4 - On demande pourquoi le peuple n'empêcha pas Jephté d'immoler sa fille, comme il empêcha Saül d'immoler son fils. Nous n'en savons pas bien précisément la raison ; mais nous oserons dire que le peuple, ayant mangé ce jour-là de la chair et du sang malgré la défense, craignait apparemment que le sort ne tombât sur lui comme il était tombé sur Jonathas, et qu'il devait être très en colère contre Saül, qui avait été assez imprudent pour défendre à ses troupes de reprendre un peu de forces un jour de combat.

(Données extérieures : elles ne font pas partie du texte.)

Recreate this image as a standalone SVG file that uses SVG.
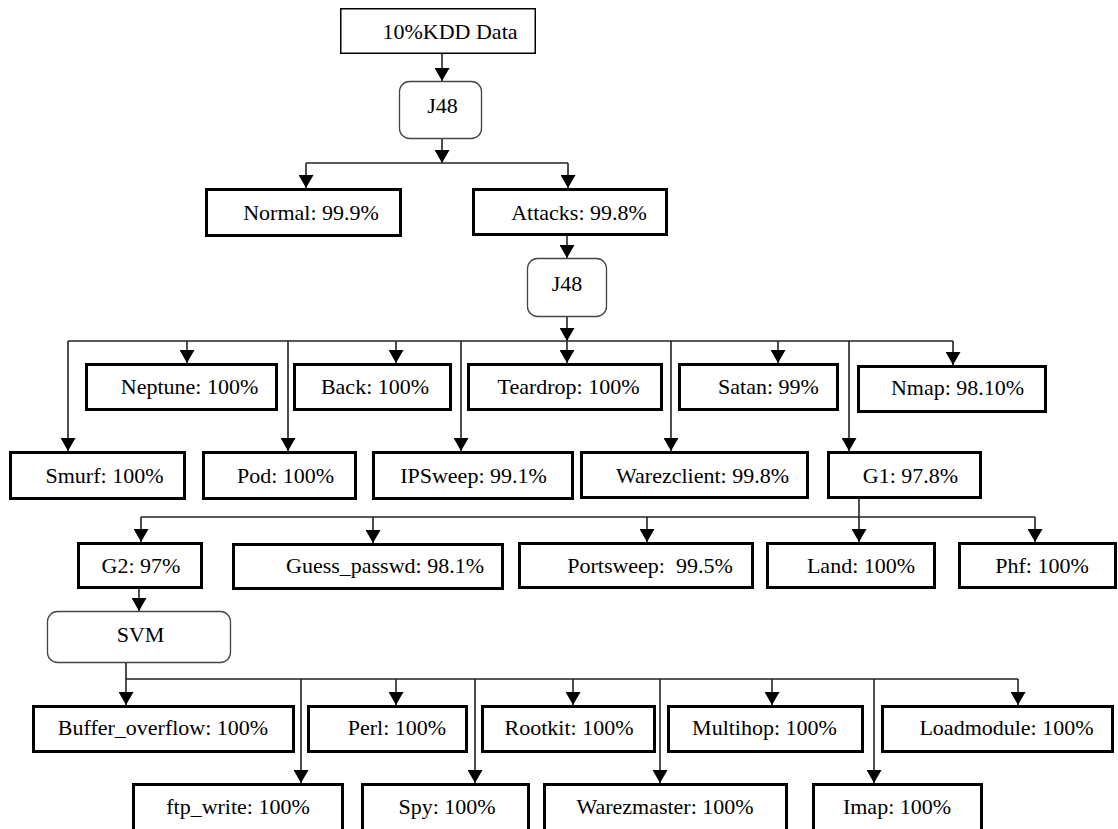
<svg xmlns="http://www.w3.org/2000/svg" width="1118" height="829" viewBox="0 0 1118 829">
<style>
.box{fill:#fff;stroke:#000;stroke-width:3}
.thin{fill:#fff;stroke:#000;stroke-width:1.5}
.rnd{fill:#fff;stroke:#444;stroke-width:1.3}
text{font-family:'Liberation Serif','Times New Roman',serif;font-size:22px;fill:#000;text-anchor:middle}
.c{fill:none;stroke:#222;stroke-width:1.6}
.a{marker-end:url(#ah)}
</style>
<defs>
<marker id="ah" markerUnits="userSpaceOnUse" markerWidth="13" markerHeight="15" refX="13" refY="7.5" orient="auto">
<path d="M0,0 L13,7.5 L0,15 z" fill="#000"/>
</marker>
</defs>
<rect width="1118" height="829" fill="#fff"/>
<g id="connectors">
<line class="c a" x1="442" y1="54" x2="442" y2="81"/>
<line class="c a" x1="442" y1="139" x2="442" y2="163"/>
<line class="c" x1="306" y1="163" x2="568" y2="163"/>
<line class="c a" x1="306" y1="163" x2="306" y2="188"/>
<line class="c a" x1="568" y1="163" x2="568" y2="188"/>
<line class="c a" x1="567" y1="236" x2="567" y2="258"/>
<line class="c a" x1="567" y1="317" x2="567" y2="341"/>
<line class="c" x1="68" y1="341" x2="953" y2="341"/>
<line class="c a" x1="68" y1="341" x2="68" y2="451"/>
<line class="c a" x1="187" y1="341" x2="187" y2="363"/>
<line class="c a" x1="288" y1="341" x2="288" y2="451"/>
<line class="c a" x1="396" y1="341" x2="396" y2="363"/>
<line class="c a" x1="461" y1="341" x2="461" y2="451"/>
<line class="c a" x1="567" y1="341" x2="567" y2="363"/>
<line class="c a" x1="671" y1="341" x2="671" y2="451"/>
<line class="c a" x1="778" y1="341" x2="778" y2="363"/>
<line class="c a" x1="849" y1="341" x2="849" y2="451"/>
<line class="c a" x1="953" y1="341" x2="953" y2="365"/>
<line class="c a" x1="859" y1="499" x2="859" y2="542"/>
<line class="c" x1="141" y1="517" x2="1035" y2="517"/>
<line class="c a" x1="141" y1="517" x2="141" y2="542"/>
<line class="c a" x1="373" y1="517" x2="373" y2="543"/>
<line class="c a" x1="647" y1="517" x2="647" y2="542"/>
<line class="c a" x1="1035" y1="517" x2="1035" y2="542"/>
<line class="c a" x1="139" y1="589" x2="139" y2="611"/>
<polyline class="c" points="126,663 126,679 1018,679"/>
<line class="c a" x1="126" y1="679" x2="126" y2="705"/>
<line class="c a" x1="301" y1="679" x2="301" y2="783"/>
<line class="c a" x1="396" y1="679" x2="396" y2="705"/>
<line class="c a" x1="475" y1="679" x2="475" y2="783"/>
<line class="c a" x1="573" y1="679" x2="573" y2="705"/>
<line class="c a" x1="660" y1="679" x2="660" y2="783"/>
<line class="c a" x1="772" y1="679" x2="772" y2="705"/>
<line class="c a" x1="874" y1="679" x2="874" y2="783"/>
<line class="c a" x1="1018" y1="679" x2="1018" y2="705"/>
</g>
<g id="kdd"><rect class="thin" x="340.75" y="8.75" width="194.5" height="44.5"/><text x="450" y="38.5">10%KDD Data</text></g>
<g id="j48a"><rect class="rnd" x="399.5" y="81.5" width="82" height="57" rx="10"/><text x="442.5" y="113">J48</text></g>
<g id="normal"><rect class="box" x="206.5" y="189.5" width="194" height="46"/><text x="311" y="220">Normal: 99.9%</text></g>
<g id="attacks"><rect class="box" x="473.5" y="189.5" width="193" height="45"/><text x="579" y="220">Attacks: 99.8%</text></g>
<g id="j48b"><rect class="rnd" x="527.5" y="258.5" width="79" height="58" rx="10"/><text x="567" y="291">J48</text></g>
<g id="neptune"><rect class="box" x="86.5" y="364.5" width="190" height="45"/><text x="189.5" y="394">Neptune: 100%</text></g>
<g id="back"><rect class="box" x="294.5" y="364.5" width="156" height="45"/><text x="375" y="394">Back: 100%</text></g>
<g id="teardrop"><rect class="box" x="468.5" y="364.5" width="193" height="45"/><text x="568.5" y="394">Teardrop: 100%</text></g>
<g id="satan"><rect class="box" x="679.5" y="364.5" width="158" height="45"/><text x="768.5" y="394">Satan: 99%</text></g>
<g id="nmap"><rect class="box" x="858.5" y="366.5" width="187" height="45"/><text x="957.5" y="395">Nmap: 98.10%</text></g>
<g id="smurf"><rect class="box" x="10.5" y="452.5" width="174" height="46"/><text x="104.5" y="483">Smurf: 100%</text></g>
<g id="pod"><rect class="box" x="203.5" y="452.5" width="152" height="46"/><text x="285.5" y="483">Pod: 100%</text></g>
<g id="ipsweep"><rect class="box" x="373.5" y="452.5" width="199" height="46"/><text x="473.5" y="483">IPSweep: 99.1%</text></g>
<g id="warezclient"><rect class="box" x="581.5" y="452.5" width="226" height="45"/><text x="702.5" y="483">Warezclient: 99.8%</text></g>
<g id="g1"><rect class="box" x="828.5" y="452.5" width="152" height="45"/><text x="910.5" y="483">G1: 97.8%</text></g>
<g id="g2"><rect class="box" x="78.5" y="543.5" width="123" height="44"/><text x="141" y="573">G2: 97%</text></g>
<g id="guess"><rect class="box" x="233.5" y="544.5" width="269" height="44"/><text x="385" y="573">Guess_passwd: 98.1%</text></g>
<g id="portsweep"><rect class="box" x="519.5" y="543.5" width="233" height="44"/><text x="650" y="573" xml:space="preserve">Portsweep:  99.5%</text></g>
<g id="land"><rect class="box" x="767.5" y="543.5" width="167" height="44"/><text x="861" y="573">Land: 100%</text></g>
<g id="phf"><rect class="box" x="959.5" y="543.5" width="156" height="44"/><text x="1042" y="573">Phf: 100%</text></g>
<g id="svm"><rect class="rnd" x="47.5" y="611.5" width="183" height="51" rx="10"/><text x="140.5" y="642">SVM</text></g>
<g id="buffer"><rect class="box" x="33.5" y="706.5" width="260" height="45"/><text x="163" y="735">Buffer_overflow: 100%</text></g>
<g id="perl"><rect class="box" x="308.5" y="706.5" width="158" height="45"/><text x="397" y="735">Perl: 100%</text></g>
<g id="rootkit"><rect class="box" x="482.5" y="706.5" width="172" height="45"/><text x="569" y="735">Rootkit: 100%</text></g>
<g id="multihop"><rect class="box" x="668.5" y="706.5" width="194" height="45"/><text x="764.5" y="735">Multihop: 100%</text></g>
<g id="loadmodule"><rect class="box" x="882.5" y="706.5" width="230" height="45"/><text x="1006.5" y="735">Loadmodule: 100%</text></g>
<g id="ftp"><rect class="box" x="133.5" y="784.5" width="209" height="47"/><text x="238" y="814">ftp_write: 100%</text></g>
<g id="spy"><rect class="box" x="362.5" y="784.5" width="166" height="47"/><text x="447" y="814">Spy: 100%</text></g>
<g id="warezmaster"><rect class="box" x="544.5" y="784.5" width="242" height="47"/><text x="665" y="814">Warezmaster: 100%</text></g>
<g id="imap"><rect class="box" x="813.5" y="784.5" width="168" height="47"/><text x="897" y="814">Imap: 100%</text></g>
</svg>
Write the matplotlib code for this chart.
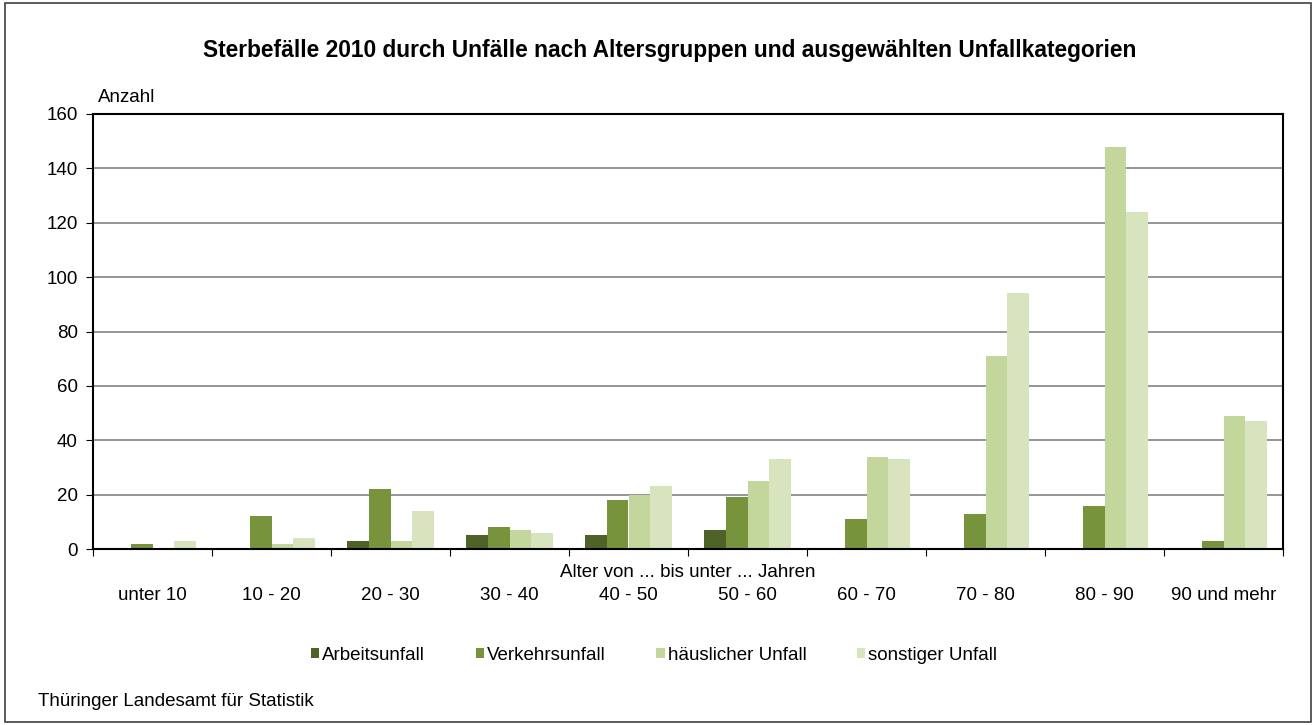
import matplotlib
matplotlib.use("Agg")
import matplotlib.pyplot as plt
import numpy as np
from matplotlib.patches import Rectangle

plt.rcParams['font.family'] = ['Liberation Sans', 'DejaVu Sans']

# Daten
altersgruppen = ["unter 10", "10 - 20", "20 - 30", "30 - 40", "40 - 50",
                 "50 - 60", "60 - 70", "70 - 80", "80 - 90", "90 und mehr"]
arbeitsunfall = [0, 0, 3, 5, 5, 7, 0, 0, 0, 0]
verkehrsunfall = [2, 12, 22, 8, 18, 19, 11, 13, 16, 3]
haeuslich = [0, 2, 3, 7, 20, 25, 34, 71, 148, 49]
sonstiger = [3, 4, 14, 6, 23, 33, 33, 94, 124, 47]

serien = ["Arbeitsunfall", "Verkehrsunfall", "häuslicher Unfall", "sonstiger Unfall"]
farben = ["#4f6228", "#77933c", "#c3d69b", "#d7e4bd"]

fs = 13.5

fig = plt.figure(figsize=(13.16, 7.25), dpi=100)
ax = fig.add_axes([93 / 1316, 1 - 549 / 725, 1190 / 1316, 435 / 725])

x = np.arange(len(altersgruppen))
breite = 0.183
werte = [arbeitsunfall, verkehrsunfall, haeuslich, sonstiger]
for i, (w, f, name) in enumerate(zip(werte, farben, serien)):
    # Nullwerte nicht als Strich zeichnen
    h = np.where(np.array(w) == 0, np.nan, w)
    ax.bar(x + (i - 1.5) * breite, h, breite, color=f, label=name,
           linewidth=0, zorder=3)

ax.set_xlim(-0.5, len(altersgruppen) - 0.5)
ax.set_ylim(0, 160)
ax.set_yticks(range(0, 161, 20))
ax.tick_params(axis='y', labelsize=fs, length=5, direction='out', pad=6)
ax.grid(axis='y', color='#8c8c8c', linewidth=1.3, zorder=0)

# Kategorien-Ticks zwischen den Gruppen
ax.set_xticks(np.arange(-0.5, len(altersgruppen), 1))
ax.set_xticklabels([])
ax.tick_params(axis='x', length=5, direction='out')
for xi, lab in zip(x, altersgruppen):
    ax.text(xi, -0.106, lab, transform=ax.get_xaxis_transform(),
            ha='center', va='center', fontsize=fs)

for s in ax.spines.values():
    s.set_linewidth(1.5)
    s.set_color('black')
    s.set_zorder(4)

ax.text(0.5, -0.053, "Alter von ... bis unter ... Jahren", transform=ax.transAxes,
        ha='center', va='center', fontsize=fs)
fig.text(98 / 1316, 1 - 98 / 725, "Anzahl", ha='left', va='center', fontsize=fs)

fig.text(670 / 1316, 1 - 51 / 725,
         "Sterbefälle 2010 durch Unfälle nach Altersgruppen und ausgewählten Unfallkategorien",
         ha='center', va='center', fontsize=16.4, fontweight='bold')

fig.legend(loc='center', bbox_to_anchor=(0.497, 1 - 655 / 725), ncol=4, frameon=False,
           fontsize=fs, handlelength=0.45, handleheight=0.45, handletextpad=0.15,
           columnspacing=2.7)

fig.text(38 / 1316, 1 - 702 / 725, "Thüringer Landesamt für Statistik",
         ha='left', va='center', fontsize=fs)

fig.patches.append(Rectangle((0.004, 0.004), 0.992, 0.992, transform=fig.transFigure,
                             fill=False, edgecolor='#404040', linewidth=1.2))

fig.savefig("out.png", dpi=100)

5 - La foule des critiques ne parle de ce passage qu'avec horreur. Quoi ! s'écrie surtout le lord Bolingbroke, faire descendre le Créateur de l'univers dans un coin ignoré de ce misérable globe, pour dire à des Juifs : A propos, je me souviens qu'il y a environ quatre cents ans qu'un petit peuple vous refusa le passage ; allons, vous avez une guerre terrible avec vos maîtres les philistins, contre lesquels vous vous êtes révoltés, laissez là cette guerre embarrassante ; allez-vous-en contre ce petit peuple, qui ne voulut pas autrefois que vous vinssiez tout ravager chez lui en passant ; tuez hommes, enfants, vieillards, femmes, filles, bœufs, vaches, chèvres, brebis, ânes ; car, comme vous êtes en guerre avec le peuple puissant des Philistins, il est bon que vous n'ayez ni bœufs ni moutons à manger, ni ânes pour porter le bagage.
Ces paroles nous font frémir ; et assurément si c'était un homme qui parlât, nous ne l'approuverions point : mais c'est Dieu qui parle ; et ce n'est pas à nous de savoir quelle raison il avait pour ordonner qu'on tuât tous les Amalécites, leurs moutons et leurs ânes.